Complete step by step answer:
In the usual setting of deflection magnetometer, the field due to magnet \[\left( B \right)\] and horizontal component \[\left( {{B_H}} \right)\] of earth ‘s field are perpendicular to each other . Therefore the net field on the magnetic needle is \[\sqrt {{B^2} + {B_H}^2} \]
By tangent law ,\[B = {B_H}\tan \theta \]
\[{B_{net}} = \sqrt {{B^2} + {B_H}^2} \]
\[ \Rightarrow {B_{net}} = \sqrt {{B^2} + {B_H}^2} \]
\[ \Rightarrow {B_{net}} = \sqrt {{B_H}^2 + {B_H}^2{{\tan }^2}\theta } \]
Taking BH2 common
\[{B_{net}} = \sqrt {{B_H}^2(1 + {{\tan }^2}\theta )} \]
Since
\[{\sec ^2}\theta = 1 + {\tan ^2}\theta \]
\[\
\Rightarrow {B_{net}} = {B_H}\sqrt {{{\sec }^2}\theta } \\
\Rightarrow {B_{net}} = {B_H}\sec \theta \\
\Rightarrow {B_{net}} = B\dfrac{1}{{\cos \theta }} \\
\ \]
Now the time period with magnet is given by
\[T = 2\pi \sqrt {\dfrac{I}{{M{B_{net}}}}} \] \[ \to \]\[\left( 1 \right)\]
Again time period when magnet is removed ,
\[{T_0} = 2\pi \sqrt {\dfrac{I}{{M{B_H}}}} \] \[ \to \]\[\left( 2 \right)\]
Dividing \[\left( 1 \right)\]by \[\left( 2 \right)\] , we get
\[\dfrac{T}{{{T_0}}} = \dfrac{{2\pi \sqrt {\dfrac{I}{{M{B_{net}}}}} }}{{2\pi \sqrt {\dfrac{I}{{M{B_H}}}} }}\]

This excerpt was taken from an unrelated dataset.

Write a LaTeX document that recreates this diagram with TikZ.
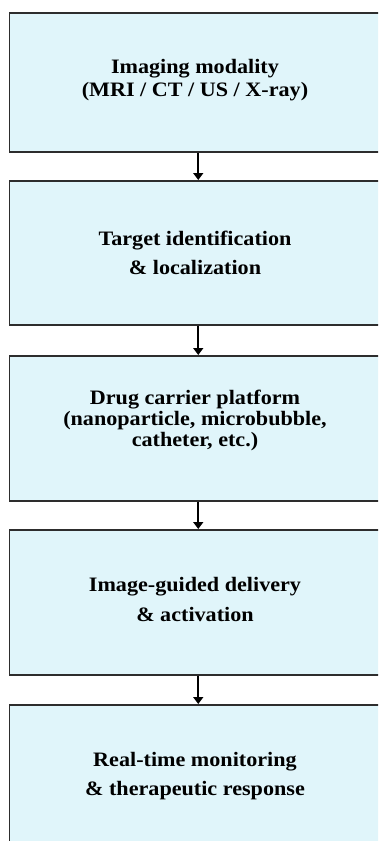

\[ \Rightarrow \dfrac{T}{{{T_0}}} = \sqrt {\dfrac{I}{{M{B_{net}}}} \times \dfrac{{M{B_H}}}{I}} \]

\[ \Rightarrow \dfrac{T}{{{T_0}}} = \sqrt {\dfrac{{{B_H}}}{{{B_{net}}}}} \]
\[ \Rightarrow \dfrac{T}{{{T_0}}} = \sqrt {\cos \theta } \] \[\left[ \begin{gathered}
  {B_{net}} = \dfrac{{{B_H}}}{{\cos \theta }} \\
  \cos \theta = \dfrac{{{B_H}}}{{{B_{net}}}} \\
\end{gathered} \right]\]
Squaring both sides
\[{\dfrac{T}{{{T_0}^2}}^2} = \cos \theta \]
\[ \Rightarrow {T^2} = {T_0}^2\cos \theta \]
Hence the relation between \[\operatorname{T} \] and \[{T_O}\] is
\[{T^2} = {T_0}^2\cos \theta \]

Therefore the answers is option (A).

Note: Magnetic field a neighbourhood vector field of a magnet , electric current or electric field changing , where magnetic fields like earth cause magnetic compasses and other permanent magnets to line up in the field direction.